[Code that draws figures]
»»

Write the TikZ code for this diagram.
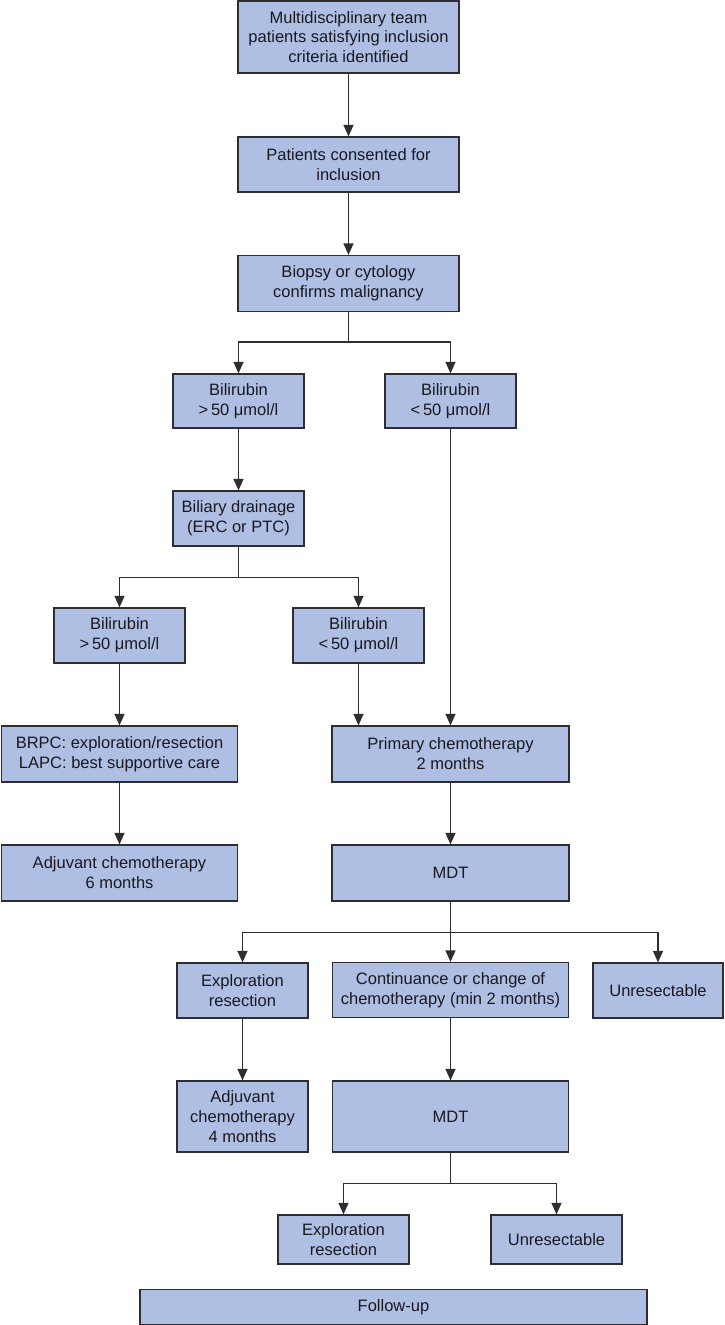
\documentclass[tikz,border=0pt]{standalone}
\usepackage{fontspec}
\setmainfont{Liberation Sans}
\usepackage{tikz}
\usetikzlibrary{arrows.meta}
\definecolor{boxfill}{RGB}{175,191,228}
\definecolor{boxline}{RGB}{45,45,50}
\definecolor{ink}{RGB}{25,25,30}
\tikzset{>={Triangle[length=0.23cm,width=0.2cm]}}
\tikzstyle{block} = [draw=boxline, fill=boxfill, line width=0.7pt, align=center,
  inner sep=0pt, text=ink, font=\fontsize{9.4}{11.3}\selectfont]
\tikzstyle{line} = [draw=boxline, line width=0.7pt, ->]

\begin{document}
\begin{tikzpicture}[x=0.02cm, y=-0.02cm]

\useasboundingbox (0,0) rectangle (724,1325);

% main column
\node[block, minimum width=4.42cm, minimum height=1.44cm] (team) at (348.5,37)
  {Multidisciplinary team\\patients satisfying inclusion\\criteria identified};
\node[block, minimum width=4.42cm, minimum height=1.1cm] (consent) at (348.5,164.5)
  {Patients consented for\\inclusion};
\node[block, minimum width=4.42cm, minimum height=1.12cm] (biopsy) at (348.5,283.5)
  {Biopsy or cytology\\confirms malignancy};

% bilirubin branches
\node[block, minimum width=2.62cm, minimum height=1.08cm] (bilhi) at (238.5,401)
  {Bilirubin\\>\,50 μmol/l};
\node[block, minimum width=2.62cm, minimum height=1.08cm] (billo) at (450.5,401)
  {Bilirubin\\<\,50 μmol/l};
\node[block, minimum width=2.62cm, minimum height=1.1cm] (drain) at (238.5,518.5)
  {Biliary drainage\\(ERC or PTC)};
\node[block, minimum width=2.62cm, minimum height=1.1cm] (bilhitwo) at (119.5,635.5)
  {Bilirubin\\>\,50 μmol/l};
\node[block, minimum width=2.62cm, minimum height=1.1cm] (billotwo) at (358.5,635.5)
  {Bilirubin\\<\,50 μmol/l};

\node[block, minimum width=4.72cm, minimum height=1.12cm] (brpc) at (119.5,754)
  {BRPC: exploration/resection\\LAPC: best supportive care};
\node[block, minimum width=4.74cm, minimum height=1.12cm] (primary) at (450.5,754)
  {Primary chemotherapy\\2 months};
\node[block, minimum width=4.72cm, minimum height=1.12cm] (adjsix) at (119.5,873)
  {Adjuvant chemotherapy\\6 months};
\node[block, minimum width=4.74cm, minimum height=1.12cm] (mdt) at (450.5,873) {MDT};

% after first MDT
\node[block, minimum width=2.62cm, minimum height=1.1cm] (explore) at (242.5,990.5)
  {Exploration\\resection};
\node[block, minimum width=4.72cm, minimum height=1.1cm] (continue) at (450.5,990)
  {Continuance or change of\\chemotherapy (min 2 months)};
\node[block, minimum width=2.6cm, minimum height=1.1cm] (unres) at (658,990.5)
  {Unresectable};
\node[block, minimum width=2.62cm, minimum height=1.42cm] (adjfour) at (242.5,1116.5)
  {Adjuvant\\chemotherapy\\4 months};
\node[block, minimum width=4.72cm, minimum height=1.42cm] (mdttwo) at (450.5,1116.5) {MDT};

% after second MDT
\node[block, minimum width=2.62cm, minimum height=0.98cm] (exploretwo) at (343.5,1239.5)
  {Exploration\\resection};
\node[block, minimum width=2.62cm, minimum height=0.98cm] (unrestwo) at (556.5,1239.5)
  {Unresectable};
\node[block, minimum width=10.14cm, minimum height=0.7cm] (follow) at (393.5,1307)
  {Follow-up};

% connectors
\draw[line] (team) -- (consent);
\draw[line] (consent) -- (biopsy);
\draw[line] (biopsy.south) -- ++(0,30) -| (bilhi.north);
\draw[line] (biopsy.south) -- ++(0,30) -| (billo.north);
\draw[line] (bilhi) -- (drain);
\draw[line] (billo.south) -- (billo.south |- primary.north);
\draw[line] (drain.south) -- ++(0,31) -| (bilhitwo.north);
\draw[line] (drain.south) -- ++(0,31) -| (billotwo.north);
\draw[line] (bilhitwo.south) -- (bilhitwo.south |- brpc.north);
\draw[line] (billotwo.south) -- (billotwo.south |- primary.north);
\draw[line] (brpc) -- (adjsix);
\draw[line] (primary) -- (mdt);
\draw[line] (mdt.south) -- ++(0,31) -| (explore.north);
\draw[line] (mdt) -- (continue);
\draw[line] (mdt.south) -- ++(0,31) -| (unres.north);
\draw[line] (explore) -- (adjfour);
\draw[line] (continue) -- (mdttwo);
\draw[line] (mdttwo.south) -- ++(0,31) -| (exploretwo.north);
\draw[line] (mdttwo.south) -- ++(0,31) -| (unrestwo.north);

\end{tikzpicture}
\end{document}
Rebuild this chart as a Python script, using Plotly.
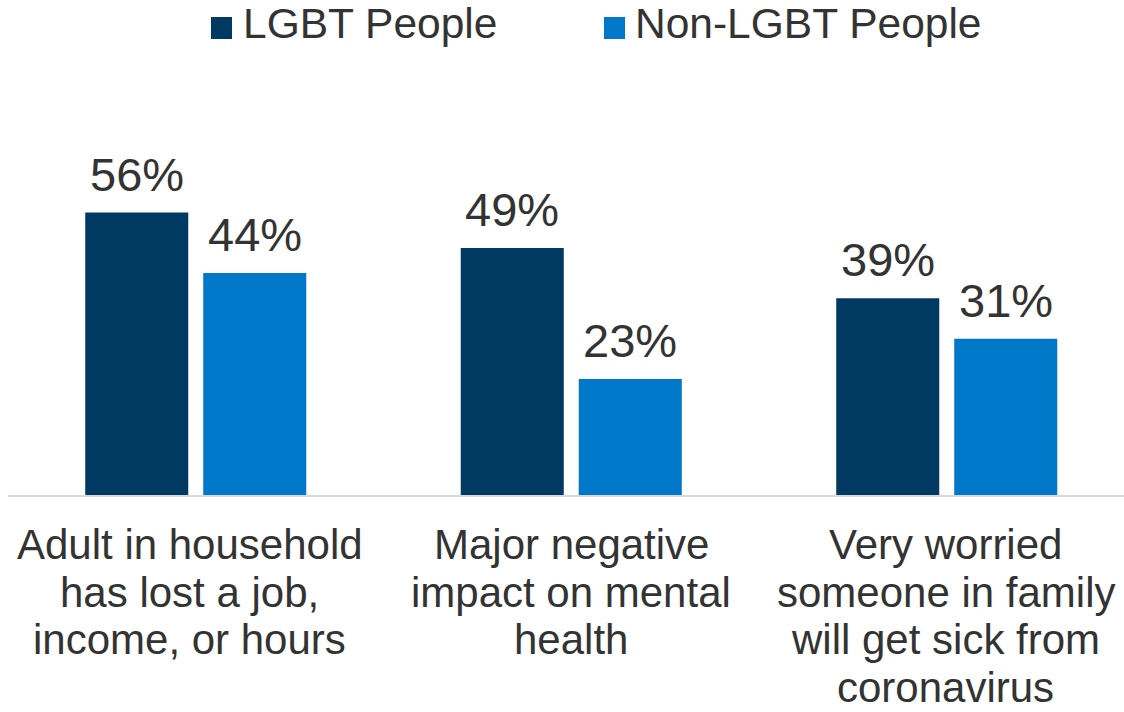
import plotly.graph_objects as go

# Survey results (% of respondents)
categories = [
    "Adult in household<br>has lost a job,<br>income, or hours",
    "Major negative<br>impact on mental<br>health",
    "Very worried<br>someone in family<br>will get sick from<br>coronavirus",
]
series_names = ["LGBT People", "Non-LGBT People"]
lgbt_values = [56, 49, 39]
non_lgbt_values = [44, 23, 31]
colors = ["#003A63", "#0077C8"]

W, H = 1124, 712
M_L, M_R, M_T, M_B = 8, 0, 142, 217
PLOT_W = W - M_L - M_R
PLOT_H = H - M_T - M_B
CAT_PX = 375.5  # pixels per category slot
FONT = "Liberation Sans, Arial, sans-serif"
TEXT_COLOR = "#333333"

# horizontal nudge of each category label block, in pixels
label_xshift = [-6, 0, -1]


def px_x(px):
    return (px - M_L) / PLOT_W


def px_y(py):
    return (H - M_B - py) / PLOT_H


fig = go.Figure()
for name, vals, col in zip(series_names, [lgbt_values, non_lgbt_values], colors):
    fig.add_trace(go.Bar(
        x=categories, y=vals, name=name,
        marker=dict(color=col, line=dict(width=0)),
        showlegend=False, hoverinfo="skip",
    ))

annotations = []
# value labels above each bar
for k, vals in enumerate([lgbt_values, non_lgbt_values]):
    shift = -59 if k == 0 else 59
    for cat, v in zip(categories, vals):
        annotations.append(dict(
            x=cat, y=v, xref="x", yref="y", text=f"{v}%",
            showarrow=False, xanchor="center", yanchor="bottom",
            xshift=shift, yshift=10,
            font=dict(family=FONT, size=47, color=TEXT_COLOR),
        ))

# category labels, one line at a time for tighter line spacing
for cat, dx in zip(categories, label_xshift):
    for i, line in enumerate(cat.split("<br>")):
        baseline = 561 + 47.6 * i
        annotations.append(dict(
            x=cat, y=px_y(baseline + 9), xref="x", yref="paper",
            text=line, showarrow=False, xanchor="center", yanchor="bottom",
            xshift=dx,
            font=dict(family=FONT, size=42, color=TEXT_COLOR),
        ))

# legend
shapes = []
legend_items = [(211, 245), (604, 637)]
for (sq_x, tx_x), name, col in zip(legend_items, series_names, colors):
    shapes.append(dict(
        type="rect", xref="paper", yref="paper",
        x0=px_x(sq_x), x1=px_x(sq_x + 21), y0=px_y(39), y1=px_y(17),
        fillcolor=col, line=dict(width=0),
    ))
    annotations.append(dict(
        x=px_x(tx_x - 4), y=px_y(39 + 10), xref="paper", yref="paper",
        text=name, showarrow=False, xanchor="left", yanchor="bottom",
        font=dict(family=FONT, size=42.5, color=TEXT_COLOR),
    ))

fig.update_layout(
    width=W, height=H,
    margin=dict(l=M_L, r=M_R, t=M_T, b=M_B, pad=0),
    paper_bgcolor="white", plot_bgcolor="white",
    barmode="group", bargap=0.3715, bargroupgap=0.127,
    xaxis=dict(
        type="category", range=[-0.5, -0.5 + PLOT_W / CAT_PX],
        showticklabels=False, ticks="", showgrid=False, zeroline=False,
        showline=True, linecolor="#D9D9D9", linewidth=2, fixedrange=True,
    ),
    yaxis=dict(
        range=[0, 70], visible=False, showgrid=False, zeroline=False,
        fixedrange=True,
    ),
    annotations=annotations,
    shapes=shapes,
    showlegend=False,
)

fig.write_html("out.html", config={"displayModeBar": False})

««

DIRECTIONS FOR THIS TASK »
Restate the material word for word from its first line through the line containing "(0,0) rectangle (724,1325);", both included; the pictures do not belong in it.

SOLVED EXERCISE »
Write the TikZ code for this diagram.
\documentclass[tikz,border=0pt]{standalone}
\usepackage{fontspec}
\setmainfont{Liberation Sans}
\usepackage{tikz}
\usetikzlibrary{arrows.meta}
\definecolor{boxfill}{RGB}{175,191,228}
\definecolor{boxline}{RGB}{45,45,50}
\definecolor{ink}{RGB}{25,25,30}
\tikzset{>={Triangle[length=0.23cm,width=0.2cm]}}
\tikzstyle{block} = [draw=boxline, fill=boxfill, line width=0.7pt, align=center,
  inner sep=0pt, text=ink, font=\fontsize{9.4}{11.3}\selectfont]
\tikzstyle{line} = [draw=boxline, line width=0.7pt, ->]

\begin{document}
\begin{tikzpicture}[x=0.02cm, y=-0.02cm]

\useasboundingbox (0,0) rectangle (724,1325);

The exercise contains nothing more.